Focusing on the tried and tested. gadgethelpline.com

Apple’s entry into the watch market has many questions raised about how their new device will fare. One is how disruptive this new watch technology will be for the existing market. With speculation that the elite version of the Apple Watch could cost as much as US$5,000 or $10,000 with customisation options, it’s worth considering what kind of an impact this will have on the long-established luxury watch industry and its Swiss heartland.

Research I conducted with colleagues into the how the Swiss watchmaking industry responded to the introduction of quartz watches by Japanese producers in the early 1970s can help shed some light on the impact of today’s new technology: the smart watch. Our analysis looked at how a disruptive technology – as the quartz watch then was – affected the industrial dynamics of traditional Swiss producers of mechanical automatic watches.

Quartz watches were not only much cheaper, but even much more accurate than mechanical watches – anyone who owns an automatic watch knows that it is always a few minutes late. Now, 40 years later, the Apple Watch may represent a similar challenge to Swiss watch producers, even though the nature of the disruption is quite different.

Market niche

The most interesting result we found from our analysis was that the Swiss firms which focused on improving and developing their mechanical watches were more likely to survive the turmoil of the 1970s and 1980s. Not all Swiss companies stuck with their existing technology – some started producing quartz watches – and tended not to fare as well.

These results highlighted the existence of what’s called “non-overlapping market niches”. The fact is the new competition quartz watches appealed to a different market. Buyers of expensive mechanical watches were willing to pay high price premiums and would have never switched to the new cheaper alternative. Meanwhile, quartz watches appealed to a different category of watch buyer. With a starting price of US$349, it would seem that the Apple Watch for the most part will still fall under the “newer and cheaper” category.

High-end and heritage

Another important differentiating factor for Swiss watchmakers is that they are an elite population with a very strong identity. They are well represented by the “Swiss made” label, proudly exhibited by the Federation of the Swiss Watch Industry and targeting high-end customers.

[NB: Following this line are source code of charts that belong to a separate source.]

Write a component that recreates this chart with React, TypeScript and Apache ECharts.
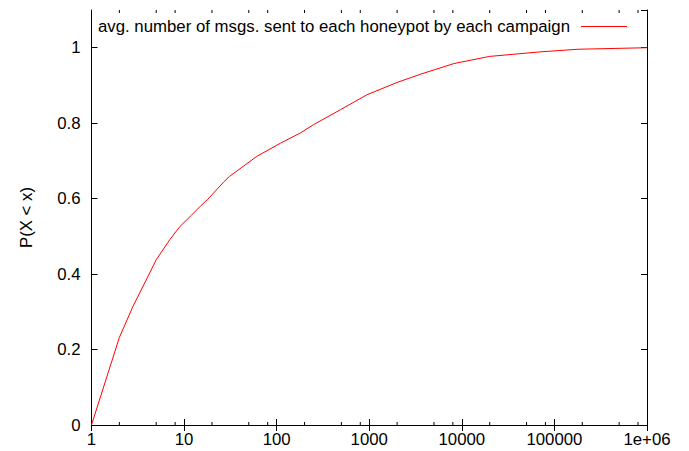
import React, { useEffect, useRef } from 'react';
import * as echarts from 'echarts';

// Empirical CDF of the average number of messages per honeypot per campaign
const cdfX = [1, 2, 2.8, 4, 5, 7, 9, 12, 15, 18, 27, 31, 61, 110, 180, 250, 490, 940, 2000, 3600, 8200, 20000, 70000, 180000, 1000000];
const cdfY = [0, 0.232, 0.314, 0.39, 0.438, 0.491, 0.526, 0.556, 0.58, 0.598, 0.645, 0.659, 0.712, 0.747, 0.774, 0.796, 0.836, 0.875, 0.908, 0.93, 0.958, 0.977, 0.989, 0.996, 1.0];

const seriesName = 'avg. number of msgs. sent to each honeypot by each campaign';
const yAxisTitle = 'P(X < x)';

// Minor tick positions on the log axis (2, 5 and 8 of each decade)
const minorTickValues = [
  2, 5, 8, 20, 50, 80, 200, 500, 800, 2000, 5000, 8000,
  20000, 50000, 80000, 200000, 500000, 800000,
];

const FONT = '"Liberation Sans", Arial, Helvetica, sans-serif';
const FONT_SIZE = 16.8;

export default function App() {
  const ref = useRef<HTMLDivElement>(null);

  useEffect(() => {
    if (!ref.current) return;
    const chart = echarts.init(ref.current, undefined, { renderer: 'svg' });

    const frameLine = { show: true, lineStyle: { color: '#000', width: 1 } };
    const tickIn = { show: true, inside: true, length: 6, lineStyle: { color: '#000', width: 1 } };

    chart.setOption({
      animation: false,
      backgroundColor: '#fff',
      textStyle: { fontFamily: FONT },
      grid: { left: 91.5, right: 42, top: 10, bottom: 26, containLabel: false },
      legend: {
        data: [{ name: seriesName, icon: 'rect' }],
        right: 62,
        top: 18,
        padding: 0,
        align: 'right',
        itemWidth: 46,
        itemHeight: 1.2,
        itemStyle: { color: '#ff0000' },
        textStyle: { fontFamily: FONT, fontSize: FONT_SIZE, color: '#000', padding: [0, 6, 0, 0] },
      },
      xAxis: [
        {
          type: 'log',
          logBase: 10,
          min: 1,
          max: 1000000,
          position: 'bottom',
          axisLine: frameLine,
          axisTick: tickIn,
          splitLine: { show: false },
          axisLabel: {
            color: '#000',
            fontFamily: FONT,
            fontSize: FONT_SIZE,
            margin: 6,
            formatter: (v: number) => (v >= 1000000 ? '1e+06' : String(Math.round(v))),
          },
        },
        {
          type: 'log',
          logBase: 10,
          min: 1,
          max: 1000000,
          position: 'top',
          axisLine: frameLine,
          axisTick: tickIn,
          splitLine: { show: false },
          axisLabel: { show: false },
        },
      ],
      yAxis: [
        {
          type: 'value',
          min: 0,
          max: 1.1,
          interval: 0.2,
          position: 'left',
          name: yAxisTitle,
          nameLocation: 'middle',
          nameGap: 57,
          nameTextStyle: { fontFamily: FONT, fontSize: FONT_SIZE, color: '#000' },
          axisLine: frameLine,
          axisTick: tickIn,
          splitLine: { show: false },
          axisLabel: {
            color: '#000',
            fontFamily: FONT,
            fontSize: FONT_SIZE,
            margin: 11,
            showMaxLabel: false,
            formatter: (v: number) => (v > 1.05 ? '' : String(Math.round(v * 10) / 10)),
          },
        },
        {
          type: 'value',
          min: 0,
          max: 1.1,
          interval: 0.2,
          position: 'right',
          axisLine: frameLine,
          axisTick: tickIn,
          splitLine: { show: false },
          axisLabel: { show: false },
        },
      ],
      series: [
        {
          name: seriesName,
          type: 'line',
          xAxisIndex: 0,
          yAxisIndex: 0,
          data: cdfX.map((x, i) => [x, cdfY[i]]),
          showSymbol: false,
          symbol: 'none',
          lineStyle: { color: '#ff0000', width: 1 },
          itemStyle: { color: '#ff0000' },
        },
        {
          name: 'minorTicks',
          type: 'custom',
          xAxisIndex: 0,
          yAxisIndex: 0,
          silent: true,
          clip: false,
          data: minorTickValues.map((v) => [v]),
          encode: { x: 0 },
          renderItem: (_params: any, api: any) => {
            const v = api.value(0);
            const b = api.coord([v, 0]);
            const t = api.coord([v, 1.1]);
            const style = { stroke: '#000', lineWidth: 1 };
            return {
              type: 'group',
              children: [
                { type: 'line', shape: { x1: b[0], y1: b[1], x2: b[0], y2: b[1] - 3 }, style },
                { type: 'line', shape: { x1: t[0], y1: t[1], x2: t[0], y2: t[1] + 3 }, style },
              ],
            };
          },
        },
      ],
    });

    return () => chart.dispose();
  }, []);

  return (
    <div
      ref={ref}
      style={{ position: 'fixed', left: 0, top: 0, width: 689, height: 451, overflow: 'hidden' }}
    />
  );
}
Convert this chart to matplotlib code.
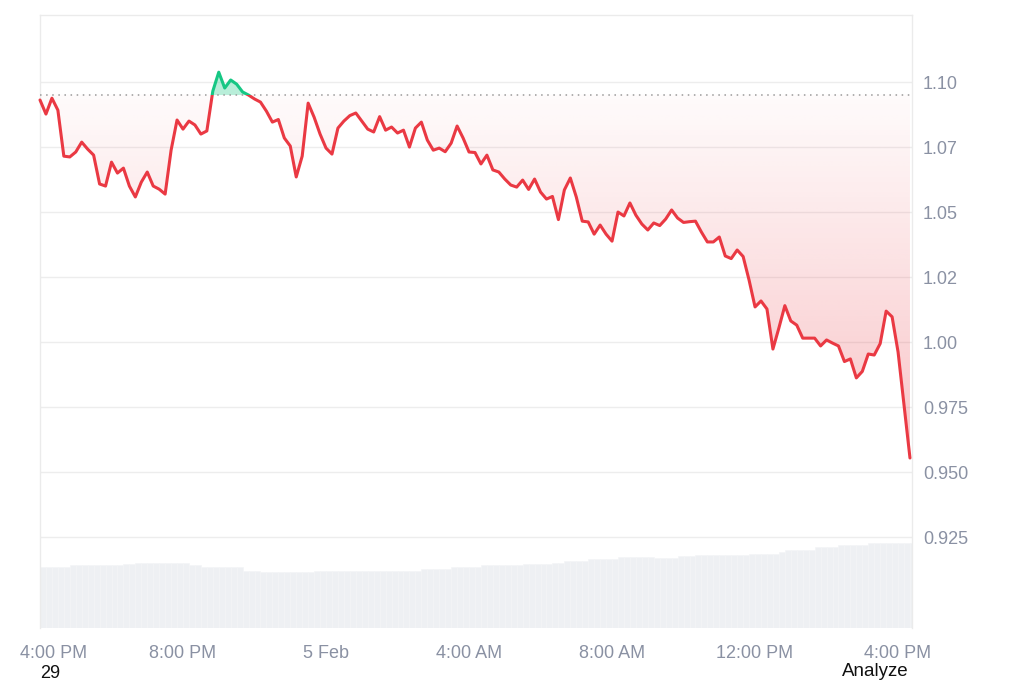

This is something that you can truly feel when you climb up the “Watch Valley” to La Chaux-de-Fonds to visit the International Museum of Horology, where you can surprise yourself by observing decades of history of Swiss automatic watches. People who buy into this heritage will not necessarily view smart watches like Apple’s as a comparable product.

In more recent times, a consolidation process has taken place, creating larger and stronger players with deeper pockets, which puts the Swiss watchmaking industry in an even stronger position. Many independent producers were bought by large groups like Swatch and LVMH, which provided them with the needed resources for sustaining innovation and global competition. Their total export was 21.8 billion Swiss francs worldwide in 2013, of which the vast majority is still represented by mechanical watches.

So, if you were to draw a direct comparison between what kind of a threat the Apple Watch may have on the traditional, mechanical watch industry and that of the quartz watches that entered the watch market in the 1970s, you’d conclude that the Apple Watch will not be a considerable threat.

Different kind of disruption

But there is an important difference between the Apple Watch and quartz. The innovation of quartz had to do with the core functions of a watch: it made it more accurate and cheaper. The Apple Watch has been presented as a wearable device, doing much more than keeping time. Its disruption has not to do with higher efficiency, but with the introduction of cool new applications.

Meanwhile, the market for the Apple Watch may not be so distinct from that of luxury mechanical watches. Certainly with Apple’s higher-end product that costs into the thousands of dollars. So a certain overlap could emerge at some point in terms of luxury spending. Apple will not, however, be able to compete with the heritage of the Swiss watchmaking industry.

But, it’s worth noting that when Apple releases new products they have generally beaten expectations of their success. And they have attacked established markets that, at the moment of the their launch, were not seen to be closely related. So, while time may stand still in the Swiss valleys, their traditional watchmakers would be mindful not to underestimate the potential an Apple Watch has to disrupt their market.